Re: lists.debian.org vs google groups
Pascal Hakim wrote:
On Thu, Apr 06, 2006 at 09:51:30AM +0100, Doofus wrote:
Can you quote:
I can't do the last twelve months, as we don't keep our data that far
back, and some of these numbers have to be counted invidually, but
here are the numbers for March.
Due to our multi step filtering process I can't even get numbers for
the whole of March, but we can make some assumptions.
1. the total number of posts from all sources received by the d-u list
servers in the last twelve months,
The first step is dropping things at the MTA stage. Those logs don't go
back that far as they get pretty big. I've picked a full 7 days at
random that to be used as a sample and we get: 5891.
Since we're playing with round figures anyway, let's say that works out
at: 4.3 * 5891 = ~25300
All the rest of the numbers are for March:
Other filters: 333
-> subtotal: 12380
Total blocked spam: ~37700
Actual messages pushed through the list: 3404
Total trapped spam > 91.5%
2. the number of posts received by non list members in the same period,
This can mean two things. If you want the numbers above but for
non-subscribers only, we can't do that for a large chunk of them, and
it would take too long for the rest.
If you want to know simply how many posts were made by non-subscribers
that then made it to the list and were posted, it's 862.
As Hendrik pointed out, I did of course mean *from* non list members.
I see no ambiguity in "how many posts were received from non list
members [in sample period]?", and can't see how you could reach your
second interpretation above.

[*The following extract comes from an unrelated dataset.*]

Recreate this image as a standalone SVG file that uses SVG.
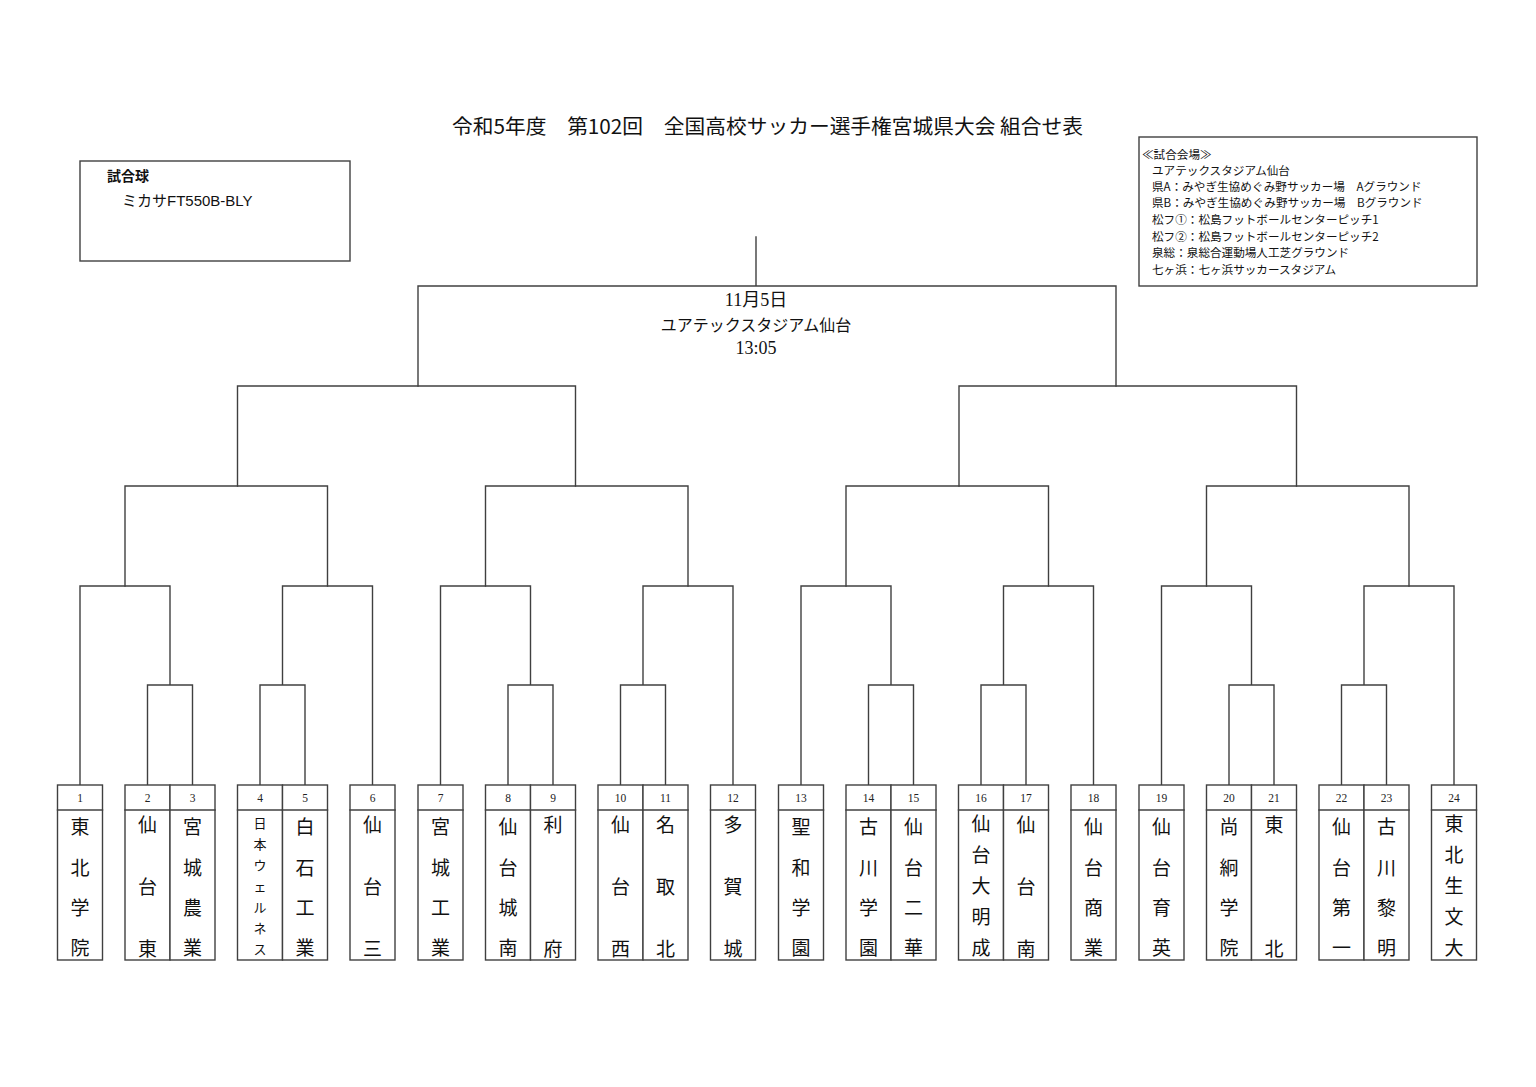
<svg xmlns="http://www.w3.org/2000/svg" width="1536" height="1087" viewBox="0 0 1536 1087">
<style>
.ln{fill:none;stroke:#404040;stroke-width:1.4;stroke-linecap:square}
.box{fill:#fff;stroke:#404040;stroke-width:1.4}
.num{font-family:"Liberation Serif","Noto Sans CJK JP",serif;font-size:11.5px;text-anchor:middle;dominant-baseline:central;fill:#222}
.nm{font-family:"Noto Sans CJK JP",sans-serif;font-size:19px;text-anchor:middle;dominant-baseline:central;fill:#111}
.sm{font-family:"Noto Sans CJK JP",sans-serif;font-size:13px;text-anchor:middle;dominant-baseline:central;fill:#111}
.ttl{font-family:"Noto Sans CJK JP",sans-serif;font-size:20px;dominant-baseline:central;fill:#111}
.ctr{font-family:"Liberation Serif","Noto Sans CJK JP",serif;font-size:18px;text-anchor:middle;dominant-baseline:central;fill:#111}
.ctr-k{font-family:"Noto Sans CJK JP",sans-serif;font-size:16px;text-anchor:middle;dominant-baseline:central;fill:#111}
.ven{font-family:"Noto Sans CJK JP",sans-serif;font-size:11.6px;dominant-baseline:central;fill:#111}
.ball{font-family:"Liberation Sans","Noto Sans CJK JP",sans-serif;font-size:15px;dominant-baseline:central;fill:#111}
.ball-h{font-family:"Noto Sans CJK JP",sans-serif;font-size:14px;font-weight:bold;dominant-baseline:central;fill:#111}
</style>

<text id="title" class="ttl" x="452" y="125" textLength="631" lengthAdjust="spacingAndGlyphs" xml:space="preserve">令和5年度　第102回　全国高校サッカー選手権宮城県大会 組合せ表</text>

<g id="ball-box">
<rect class="box" x="80" y="161" width="270" height="100"/>
<text class="ball-h" x="107" y="175">試合球</text>
<text class="ball" x="122" y="200">ミカサFT550B-BLY</text>
</g>

<g id="venue-box">
<rect class="box" x="1139" y="137" width="338" height="149"/>
<text class="ven" x="1142" y="154">≪試合会場≫</text>
<text class="ven" x="1152" y="170">ユアテックスタジアム仙台</text>
<text class="ven" x="1152" y="186">県A：みやぎ生協めぐみ野サッカー場　Aグラウンド</text>
<text class="ven" x="1152" y="202">県B：みやぎ生協めぐみ野サッカー場　Bグラウンド</text>
<text class="ven" x="1152" y="219">松フ①：松島フットボールセンターピッチ1</text>
<text class="ven" x="1152" y="236">松フ②：松島フットボールセンターピッチ2</text>
<text class="ven" x="1152" y="252">泉総：泉総合運動場人工芝グラウンド</text>
<text class="ven" x="1152" y="269">七ヶ浜：七ヶ浜サッカースタジアム</text>
</g>

<g id="final-info">
<text class="ctr" x="756" y="300">11月5日</text>
<text class="ctr-k" x="756" y="324">ユアテックスタジアム仙台</text>
<text class="ctr" x="756" y="348">13:05</text>
</g>

<g id="connectors" class="ln">
<path d="M756 237V286M418 386V286H1116V386"/>
<path d="M237.5 486V386H575.5V486M959 486V386H1296.5V486"/>
<path d="M125 586V486H327.5V586"/>
<path d="M485.5 586V486H688V586"/>
<path d="M846 586V486H1048.5V586"/>
<path d="M1206.5 586V486H1409V586"/>
<path d="M80 785V586H170V685M147.5 785V685H192.5V785"/>
<path d="M260 785V685H305V785M282.5 685V586H372.5V785"/>
<path d="M440.5 785V586H530.5V685M508 785V685H553V785"/>
<path d="M620.5 785V685H665.5V785M643 685V586H733V785"/>
<path d="M801 785V586H891V685M868.5 785V685H913.5V785"/>
<path d="M981 785V685H1026V785M1003.5 685V586H1093.5V785"/>
<path d="M1161.5 785V586H1251.5V685M1229 785V685H1274V785"/>
<path d="M1341.5 785V685H1386.5V785M1364 685V586H1454V785"/>
</g>

<g id="team-1"><rect class="box" x="57.5" y="785" width="45" height="175"/><path class="ln" d="M57.5 810H102.5"/><text class="num" x="80" y="798">1</text><text class="nm"><tspan x="80" y="825">東</tspan><tspan x="80" y="866">北</tspan><tspan x="80" y="906">学</tspan><tspan x="80" y="946">院</tspan></text></g>
<g id="team-2"><rect class="box" x="125" y="785" width="45" height="175"/><path class="ln" d="M125 810H170"/><text class="num" x="147.5" y="798">2</text><text class="nm"><tspan x="147.5" y="823">仙</tspan><tspan x="147.5" y="885">台</tspan><tspan x="147.5" y="947">東</tspan></text></g>
<g id="team-3"><rect class="box" x="170" y="785" width="45" height="175"/><path class="ln" d="M170 810H215"/><text class="num" x="192.5" y="798">3</text><text class="nm"><tspan x="192.5" y="825">宮</tspan><tspan x="192.5" y="866">城</tspan><tspan x="192.5" y="906">農</tspan><tspan x="192.5" y="946">業</tspan></text></g>
<g id="team-4"><rect class="box" x="237.5" y="785" width="45" height="175"/><path class="ln" d="M237.5 810H282.5"/><text class="num" x="260" y="798">4</text><text class="sm"><tspan x="260" y="822">日</tspan><tspan x="260" y="843">本</tspan><tspan x="260" y="864">ウ</tspan><tspan x="260" y="885">ェ</tspan><tspan x="260" y="906">ル</tspan><tspan x="260" y="927">ネ</tspan><tspan x="260" y="948">ス</tspan></text></g>
<g id="team-5"><rect class="box" x="282.5" y="785" width="45" height="175"/><path class="ln" d="M282.5 810H327.5"/><text class="num" x="305" y="798">5</text><text class="nm"><tspan x="305" y="825">白</tspan><tspan x="305" y="866">石</tspan><tspan x="305" y="906">工</tspan><tspan x="305" y="946">業</tspan></text></g>
<g id="team-6"><rect class="box" x="350" y="785" width="45" height="175"/><path class="ln" d="M350 810H395"/><text class="num" x="372.5" y="798">6</text><text class="nm"><tspan x="372.5" y="823">仙</tspan><tspan x="372.5" y="885">台</tspan><tspan x="372.5" y="947">三</tspan></text></g>

<g id="team-7"><rect class="box" x="418" y="785" width="45" height="175"/><path class="ln" d="M418 810H463"/><text class="num" x="440.5" y="798">7</text><text class="nm"><tspan x="440.5" y="825">宮</tspan><tspan x="440.5" y="866">城</tspan><tspan x="440.5" y="906">工</tspan><tspan x="440.5" y="946">業</tspan></text></g>
<g id="team-8"><rect class="box" x="485.5" y="785" width="45" height="175"/><path class="ln" d="M485.5 810H530.5"/><text class="num" x="508" y="798">8</text><text class="nm"><tspan x="508" y="825">仙</tspan><tspan x="508" y="866">台</tspan><tspan x="508" y="906">城</tspan><tspan x="508" y="946">南</tspan></text></g>
<g id="team-9"><rect class="box" x="530.5" y="785" width="45" height="175"/><path class="ln" d="M530.5 810H575.5"/><text class="num" x="553" y="798">9</text><text class="nm"><tspan x="553" y="823">利</tspan><tspan x="553" y="947">府</tspan></text></g>
<g id="team-10"><rect class="box" x="598" y="785" width="45" height="175"/><path class="ln" d="M598 810H643"/><text class="num" x="620.5" y="798">10</text><text class="nm"><tspan x="620.5" y="823">仙</tspan><tspan x="620.5" y="885">台</tspan><tspan x="620.5" y="947">西</tspan></text></g>
<g id="team-11"><rect class="box" x="643" y="785" width="45" height="175"/><path class="ln" d="M643 810H688"/><text class="num" x="665.5" y="798">11</text><text class="nm"><tspan x="665.5" y="823">名</tspan><tspan x="665.5" y="885">取</tspan><tspan x="665.5" y="947">北</tspan></text></g>
<g id="team-12"><rect class="box" x="710.5" y="785" width="45" height="175"/><path class="ln" d="M710.5 810H755.5"/><text class="num" x="733" y="798">12</text><text class="nm"><tspan x="733" y="823">多</tspan><tspan x="733" y="885">賀</tspan><tspan x="733" y="947">城</tspan></text></g>

<g id="team-13"><rect class="box" x="778.5" y="785" width="45" height="175"/><path class="ln" d="M778.5 810H823.5"/><text class="num" x="801" y="798">13</text><text class="nm"><tspan x="801" y="825">聖</tspan><tspan x="801" y="866">和</tspan><tspan x="801" y="906">学</tspan><tspan x="801" y="946">園</tspan></text></g>
<g id="team-14"><rect class="box" x="846" y="785" width="45" height="175"/><path class="ln" d="M846 810H891"/><text class="num" x="868.5" y="798">14</text><text class="nm"><tspan x="868.5" y="825">古</tspan><tspan x="868.5" y="866">川</tspan><tspan x="868.5" y="906">学</tspan><tspan x="868.5" y="946">園</tspan></text></g>
<g id="team-15"><rect class="box" x="891" y="785" width="45" height="175"/><path class="ln" d="M891 810H936"/><text class="num" x="913.5" y="798">15</text><text class="nm"><tspan x="913.5" y="825">仙</tspan><tspan x="913.5" y="866">台</tspan><tspan x="913.5" y="906">二</tspan><tspan x="913.5" y="946">華</tspan></text></g>
<g id="team-16"><rect class="box" x="958.5" y="785" width="45" height="175"/><path class="ln" d="M958.5 810H1003.5"/><text class="num" x="981" y="798">16</text><text class="nm"><tspan x="981" y="822">仙</tspan><tspan x="981" y="853">台</tspan><tspan x="981" y="884">大</tspan><tspan x="981" y="915">明</tspan><tspan x="981" y="946">成</tspan></text></g>
<g id="team-17"><rect class="box" x="1003.5" y="785" width="45" height="175"/><path class="ln" d="M1003.5 810H1048.5"/><text class="num" x="1026" y="798">17</text><text class="nm"><tspan x="1026" y="823">仙</tspan><tspan x="1026" y="885">台</tspan><tspan x="1026" y="947">南</tspan></text></g>
<g id="team-18"><rect class="box" x="1071" y="785" width="45" height="175"/><path class="ln" d="M1071 810H1116"/><text class="num" x="1093.5" y="798">18</text><text class="nm"><tspan x="1093.5" y="825">仙</tspan><tspan x="1093.5" y="866">台</tspan><tspan x="1093.5" y="906">商</tspan><tspan x="1093.5" y="946">業</tspan></text></g>

<g id="team-19"><rect class="box" x="1139" y="785" width="45" height="175"/><path class="ln" d="M1139 810H1184"/><text class="num" x="1161.5" y="798">19</text><text class="nm"><tspan x="1161.5" y="825">仙</tspan><tspan x="1161.5" y="866">台</tspan><tspan x="1161.5" y="906">育</tspan><tspan x="1161.5" y="946">英</tspan></text></g>
<g id="team-20"><rect class="box" x="1206.5" y="785" width="45" height="175"/><path class="ln" d="M1206.5 810H1251.5"/><text class="num" x="1229" y="798">20</text><text class="nm"><tspan x="1229" y="825">尚</tspan><tspan x="1229" y="866">絅</tspan><tspan x="1229" y="906">学</tspan><tspan x="1229" y="946">院</tspan></text></g>
<g id="team-21"><rect class="box" x="1251.5" y="785" width="45" height="175"/><path class="ln" d="M1251.5 810H1296.5"/><text class="num" x="1274" y="798">21</text><text class="nm"><tspan x="1274" y="823">東</tspan><tspan x="1274" y="947">北</tspan></text></g>
<g id="team-22"><rect class="box" x="1319" y="785" width="45" height="175"/><path class="ln" d="M1319 810H1364"/><text class="num" x="1341.5" y="798">22</text><text class="nm"><tspan x="1341.5" y="825">仙</tspan><tspan x="1341.5" y="866">台</tspan><tspan x="1341.5" y="906">第</tspan><tspan x="1341.5" y="946">一</tspan></text></g>
<g id="team-23"><rect class="box" x="1364" y="785" width="45" height="175"/><path class="ln" d="M1364 810H1409"/><text class="num" x="1386.5" y="798">23</text><text class="nm"><tspan x="1386.5" y="825">古</tspan><tspan x="1386.5" y="866">川</tspan><tspan x="1386.5" y="906">黎</tspan><tspan x="1386.5" y="946">明</tspan></text></g>
<g id="team-24"><rect class="box" x="1431.5" y="785" width="45" height="175"/><path class="ln" d="M1431.5 810H1476.5"/><text class="num" x="1454" y="798">24</text><text class="nm"><tspan x="1454" y="822">東</tspan><tspan x="1454" y="853">北</tspan><tspan x="1454" y="884">生</tspan><tspan x="1454" y="915">文</tspan><tspan x="1454" y="946">大</tspan></text></g>
</svg>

It's an interesting point though, and 25%
of legitimate posts originating from non subscribers certainly
strengthens the case for an open list.
3. the number posts actually published on d-u after all filtering in the
4. the number spam (or non-spam) posts actually published on d-u in the
I went through the archive for March, and pulled out the numbers. I
found 25 spam messages, which leaves us with 3379 valid messages.
Not a lot really, I concede.
The answers to these should go some way to highlight the scale of the
problem, and also how much benefit is gained by allowing everyone in the
world aim their crap at all of our mailboxes. I'll be surprised if a
statistic is available for (4), but would appreciate the answers if
Even if we assume that I fell asleep on the page down key while counting
4., and guess that I missed half, we're still talking about blocking
over 800 valid messages.
25/37700 works out to be 0.066% of spam not being blocked. It's still
annoying of course, as the metric to use is the number of spam messages
that make it through rather than the percentage that make it through.
SNR and all that.
No, we need all the numbers. Only percentages describe the efficiency of
the filtering. Your figures indicate some pretty impressive filtering
I could have asked another question: How much of the spam that gets
through originates from non list members? I'll have a guess - all of it.
What exactly *is* the argument for allowing non subscribers to post? All
answers other than "debian=blind freedom" appreciated.
And thanks for your effforts and answer Pasc.